[The request] Retype only the lines from the one containing "Clone this chart in Apache ECharts." through the one containing "const BAR_W = 146;", both included, word for word. Pictures stay out of the copy.

BEGIN

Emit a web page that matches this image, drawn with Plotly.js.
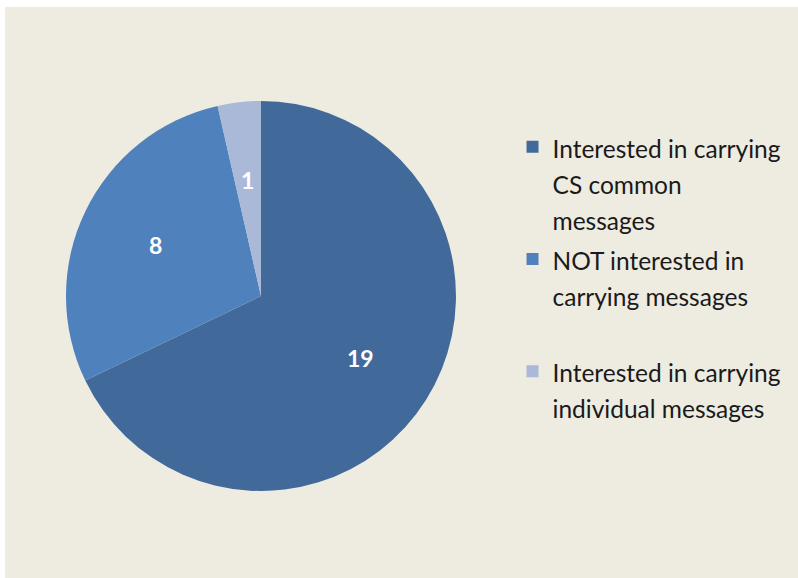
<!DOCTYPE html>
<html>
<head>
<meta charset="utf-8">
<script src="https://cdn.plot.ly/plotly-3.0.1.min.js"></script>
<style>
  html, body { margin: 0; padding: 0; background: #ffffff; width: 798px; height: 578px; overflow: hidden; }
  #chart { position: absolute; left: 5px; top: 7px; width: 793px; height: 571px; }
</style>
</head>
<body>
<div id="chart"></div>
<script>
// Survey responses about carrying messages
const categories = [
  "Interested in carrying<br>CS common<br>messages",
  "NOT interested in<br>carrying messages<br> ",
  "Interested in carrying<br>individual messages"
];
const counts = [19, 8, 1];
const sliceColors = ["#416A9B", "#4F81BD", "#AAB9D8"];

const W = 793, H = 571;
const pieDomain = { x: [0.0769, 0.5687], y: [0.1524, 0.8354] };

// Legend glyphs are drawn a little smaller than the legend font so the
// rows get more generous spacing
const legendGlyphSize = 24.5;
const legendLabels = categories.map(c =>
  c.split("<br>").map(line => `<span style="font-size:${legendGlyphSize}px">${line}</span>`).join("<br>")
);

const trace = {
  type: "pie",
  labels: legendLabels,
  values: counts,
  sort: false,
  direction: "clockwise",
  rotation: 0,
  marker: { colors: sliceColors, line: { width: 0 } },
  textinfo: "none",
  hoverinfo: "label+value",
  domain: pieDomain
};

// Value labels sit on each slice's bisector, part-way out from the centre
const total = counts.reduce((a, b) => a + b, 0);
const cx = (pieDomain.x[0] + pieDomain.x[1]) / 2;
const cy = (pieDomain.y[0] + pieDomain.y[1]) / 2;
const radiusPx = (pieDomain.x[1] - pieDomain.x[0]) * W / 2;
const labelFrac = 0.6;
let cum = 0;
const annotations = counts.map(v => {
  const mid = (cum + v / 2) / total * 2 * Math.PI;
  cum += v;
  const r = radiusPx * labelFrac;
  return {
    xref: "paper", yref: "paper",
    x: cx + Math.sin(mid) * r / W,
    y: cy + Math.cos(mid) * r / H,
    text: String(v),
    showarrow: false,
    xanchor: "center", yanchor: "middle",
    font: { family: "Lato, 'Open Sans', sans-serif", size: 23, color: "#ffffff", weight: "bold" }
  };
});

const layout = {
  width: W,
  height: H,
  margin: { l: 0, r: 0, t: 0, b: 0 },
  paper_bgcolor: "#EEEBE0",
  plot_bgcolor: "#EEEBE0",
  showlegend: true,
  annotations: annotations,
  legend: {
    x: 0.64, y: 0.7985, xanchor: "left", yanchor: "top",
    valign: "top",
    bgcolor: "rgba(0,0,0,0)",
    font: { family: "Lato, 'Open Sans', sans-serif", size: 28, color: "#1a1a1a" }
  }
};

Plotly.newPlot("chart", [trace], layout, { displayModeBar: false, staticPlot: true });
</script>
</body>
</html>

END
BEGIN

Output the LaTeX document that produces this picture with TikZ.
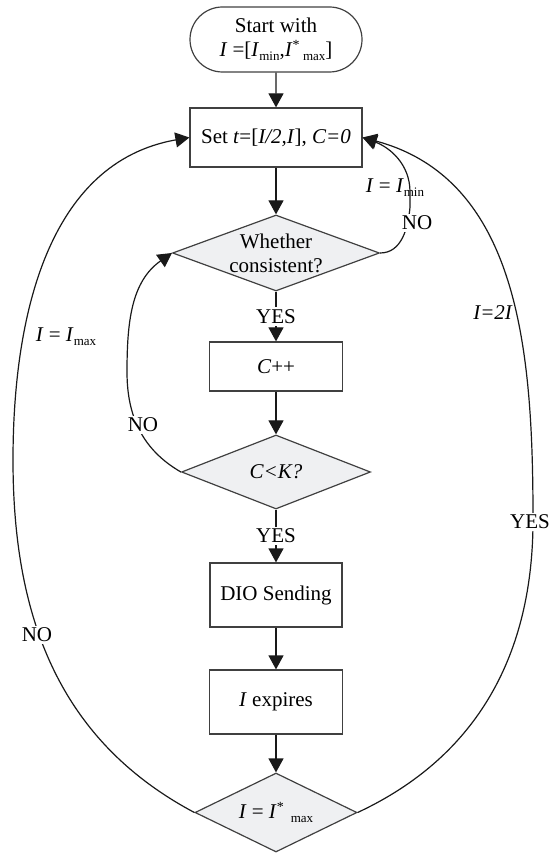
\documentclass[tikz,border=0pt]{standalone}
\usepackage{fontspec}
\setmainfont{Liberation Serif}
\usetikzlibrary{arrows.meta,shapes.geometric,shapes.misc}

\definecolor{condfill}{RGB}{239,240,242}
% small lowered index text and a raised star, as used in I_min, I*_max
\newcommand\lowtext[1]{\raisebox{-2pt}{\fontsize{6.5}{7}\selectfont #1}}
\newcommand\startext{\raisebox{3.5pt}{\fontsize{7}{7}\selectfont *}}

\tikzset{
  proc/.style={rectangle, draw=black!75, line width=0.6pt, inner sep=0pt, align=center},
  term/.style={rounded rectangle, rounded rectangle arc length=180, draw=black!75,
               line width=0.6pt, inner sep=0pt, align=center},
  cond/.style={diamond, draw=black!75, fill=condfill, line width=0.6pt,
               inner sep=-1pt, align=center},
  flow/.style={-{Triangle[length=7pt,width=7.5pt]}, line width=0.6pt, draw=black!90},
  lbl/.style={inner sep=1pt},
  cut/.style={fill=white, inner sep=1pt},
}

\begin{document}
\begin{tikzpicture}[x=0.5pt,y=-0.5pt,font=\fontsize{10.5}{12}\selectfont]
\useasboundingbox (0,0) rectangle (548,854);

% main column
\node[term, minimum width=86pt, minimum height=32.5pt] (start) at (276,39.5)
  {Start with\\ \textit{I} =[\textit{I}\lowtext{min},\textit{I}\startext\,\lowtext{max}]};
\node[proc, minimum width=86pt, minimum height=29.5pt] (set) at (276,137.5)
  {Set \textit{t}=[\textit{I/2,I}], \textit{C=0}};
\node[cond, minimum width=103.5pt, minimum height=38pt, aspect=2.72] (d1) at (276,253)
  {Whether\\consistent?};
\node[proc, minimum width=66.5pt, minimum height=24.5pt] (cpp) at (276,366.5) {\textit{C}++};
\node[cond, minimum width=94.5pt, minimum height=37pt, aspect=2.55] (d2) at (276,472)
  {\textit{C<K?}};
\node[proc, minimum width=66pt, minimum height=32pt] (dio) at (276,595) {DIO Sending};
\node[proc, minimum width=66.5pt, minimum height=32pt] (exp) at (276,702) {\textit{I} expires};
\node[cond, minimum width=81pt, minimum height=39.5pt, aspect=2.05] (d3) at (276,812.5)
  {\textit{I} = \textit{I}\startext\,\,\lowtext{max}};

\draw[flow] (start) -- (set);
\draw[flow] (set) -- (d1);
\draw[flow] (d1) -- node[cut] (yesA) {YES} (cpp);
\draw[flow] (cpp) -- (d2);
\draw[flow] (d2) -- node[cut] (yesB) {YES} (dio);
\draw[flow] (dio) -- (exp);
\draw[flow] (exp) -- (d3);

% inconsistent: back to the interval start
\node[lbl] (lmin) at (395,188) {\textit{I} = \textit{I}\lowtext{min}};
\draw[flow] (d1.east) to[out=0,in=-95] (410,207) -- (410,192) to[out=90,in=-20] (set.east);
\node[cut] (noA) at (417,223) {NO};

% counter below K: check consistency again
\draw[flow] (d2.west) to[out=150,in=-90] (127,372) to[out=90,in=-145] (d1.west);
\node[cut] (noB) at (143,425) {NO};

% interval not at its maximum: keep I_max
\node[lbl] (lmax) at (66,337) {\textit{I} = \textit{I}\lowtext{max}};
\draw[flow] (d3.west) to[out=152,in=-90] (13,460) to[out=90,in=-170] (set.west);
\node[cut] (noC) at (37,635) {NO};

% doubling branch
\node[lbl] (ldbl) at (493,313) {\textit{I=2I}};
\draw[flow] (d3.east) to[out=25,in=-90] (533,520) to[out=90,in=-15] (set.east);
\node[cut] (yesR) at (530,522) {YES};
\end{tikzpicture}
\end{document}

END
BEGIN

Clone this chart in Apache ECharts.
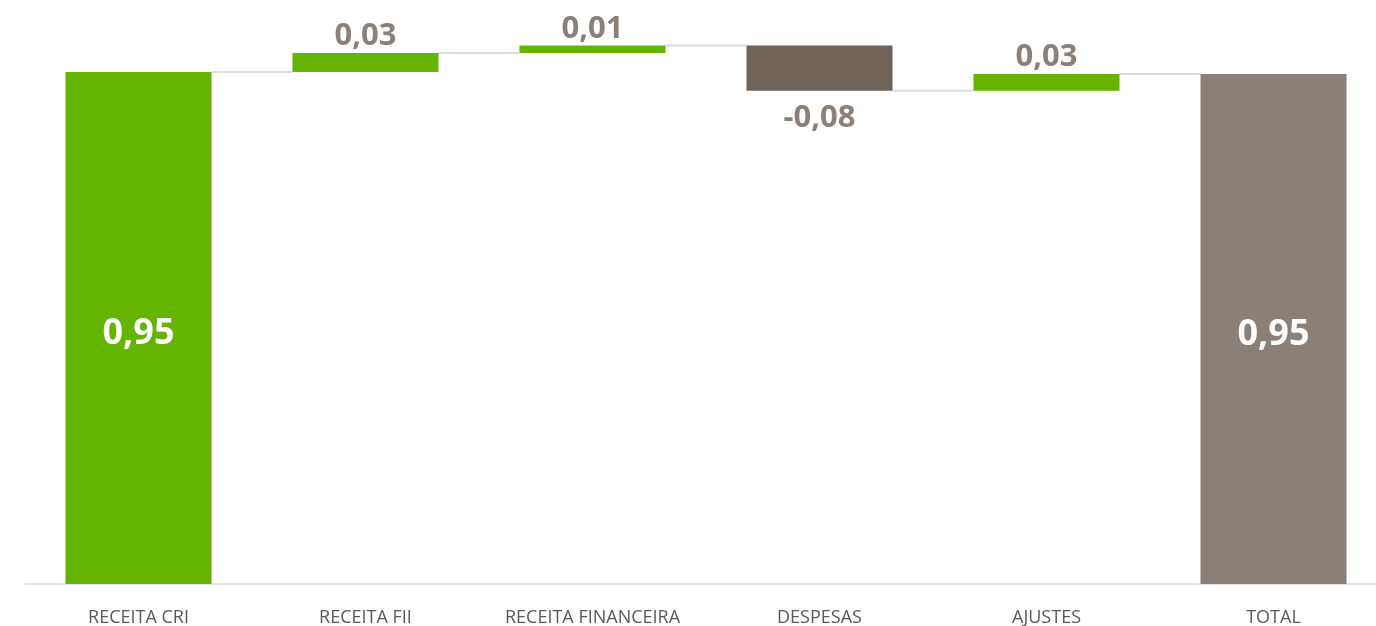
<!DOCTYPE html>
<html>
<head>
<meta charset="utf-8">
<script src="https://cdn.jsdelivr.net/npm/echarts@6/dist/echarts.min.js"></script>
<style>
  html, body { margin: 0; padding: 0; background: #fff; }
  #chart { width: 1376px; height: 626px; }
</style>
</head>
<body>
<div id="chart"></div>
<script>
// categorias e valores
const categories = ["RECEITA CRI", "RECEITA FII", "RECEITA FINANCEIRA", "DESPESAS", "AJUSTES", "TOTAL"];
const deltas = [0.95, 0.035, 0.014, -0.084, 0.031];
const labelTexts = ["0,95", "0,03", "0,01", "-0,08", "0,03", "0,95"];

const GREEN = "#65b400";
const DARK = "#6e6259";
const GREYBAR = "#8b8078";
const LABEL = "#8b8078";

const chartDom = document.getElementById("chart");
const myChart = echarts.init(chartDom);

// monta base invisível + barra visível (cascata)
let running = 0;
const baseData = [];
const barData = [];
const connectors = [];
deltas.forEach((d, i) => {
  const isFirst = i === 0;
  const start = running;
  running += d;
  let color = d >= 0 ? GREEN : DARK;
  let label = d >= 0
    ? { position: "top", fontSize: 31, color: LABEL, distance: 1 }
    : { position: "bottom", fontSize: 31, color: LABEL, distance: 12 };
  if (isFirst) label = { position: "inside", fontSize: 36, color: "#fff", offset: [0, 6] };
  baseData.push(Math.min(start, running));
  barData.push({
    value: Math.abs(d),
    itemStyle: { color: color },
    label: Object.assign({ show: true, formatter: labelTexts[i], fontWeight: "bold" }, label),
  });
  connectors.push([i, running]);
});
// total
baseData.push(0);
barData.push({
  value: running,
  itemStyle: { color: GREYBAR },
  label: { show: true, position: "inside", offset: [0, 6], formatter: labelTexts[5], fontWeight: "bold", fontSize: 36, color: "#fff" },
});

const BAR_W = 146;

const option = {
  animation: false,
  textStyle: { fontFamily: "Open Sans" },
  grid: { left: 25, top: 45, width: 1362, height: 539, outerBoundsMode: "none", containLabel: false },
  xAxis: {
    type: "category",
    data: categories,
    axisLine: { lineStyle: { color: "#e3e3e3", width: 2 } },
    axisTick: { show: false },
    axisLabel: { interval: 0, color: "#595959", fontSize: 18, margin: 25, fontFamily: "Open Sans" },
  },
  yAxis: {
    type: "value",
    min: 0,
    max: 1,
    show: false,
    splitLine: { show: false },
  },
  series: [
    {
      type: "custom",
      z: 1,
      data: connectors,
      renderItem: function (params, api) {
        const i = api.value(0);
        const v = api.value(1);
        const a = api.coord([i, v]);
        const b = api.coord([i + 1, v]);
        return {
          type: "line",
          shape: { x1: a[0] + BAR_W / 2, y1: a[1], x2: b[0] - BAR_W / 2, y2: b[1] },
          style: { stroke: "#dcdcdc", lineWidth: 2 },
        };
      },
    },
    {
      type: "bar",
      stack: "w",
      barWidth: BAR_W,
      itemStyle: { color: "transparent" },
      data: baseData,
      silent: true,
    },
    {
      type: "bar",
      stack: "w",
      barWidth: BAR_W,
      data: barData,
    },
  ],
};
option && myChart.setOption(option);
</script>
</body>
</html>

END

[Completed exercise]
Clone this chart in Apache ECharts.
<!DOCTYPE html>
<html>
<head>
<meta charset="utf-8">
<script src="https://cdn.jsdelivr.net/npm/echarts@6/dist/echarts.min.js"></script>
<style>
  html, body { margin: 0; padding: 0; background: #fff; }
  #chart { width: 1376px; height: 626px; }
</style>
</head>
<body>
<div id="chart"></div>
<script>
// categorias e valores
const categories = ["RECEITA CRI", "RECEITA FII", "RECEITA FINANCEIRA", "DESPESAS", "AJUSTES", "TOTAL"];
const deltas = [0.95, 0.035, 0.014, -0.084, 0.031];
const labelTexts = ["0,95", "0,03", "0,01", "-0,08", "0,03", "0,95"];

const GREEN = "#65b400";
const DARK = "#6e6259";
const GREYBAR = "#8b8078";
const LABEL = "#8b8078";

const chartDom = document.getElementById("chart");
const myChart = echarts.init(chartDom);

// monta base invisível + barra visível (cascata)
let running = 0;
const baseData = [];
const barData = [];
const connectors = [];
deltas.forEach((d, i) => {
  const isFirst = i === 0;
  const start = running;
  running += d;
  let color = d >= 0 ? GREEN : DARK;
  let label = d >= 0
    ? { position: "top", fontSize: 31, color: LABEL, distance: 1 }
    : { position: "bottom", fontSize: 31, color: LABEL, distance: 12 };
  if (isFirst) label = { position: "inside", fontSize: 36, color: "#fff", offset: [0, 6] };
  baseData.push(Math.min(start, running));
  barData.push({
    value: Math.abs(d),
    itemStyle: { color: color },
    label: Object.assign({ show: true, formatter: labelTexts[i], fontWeight: "bold" }, label),
  });
  connectors.push([i, running]);
});
// total
baseData.push(0);
barData.push({
  value: running,
  itemStyle: { color: GREYBAR },
  label: { show: true, position: "inside", offset: [0, 6], formatter: labelTexts[5], fontWeight: "bold", fontSize: 36, color: "#fff" },
});

const BAR_W = 146;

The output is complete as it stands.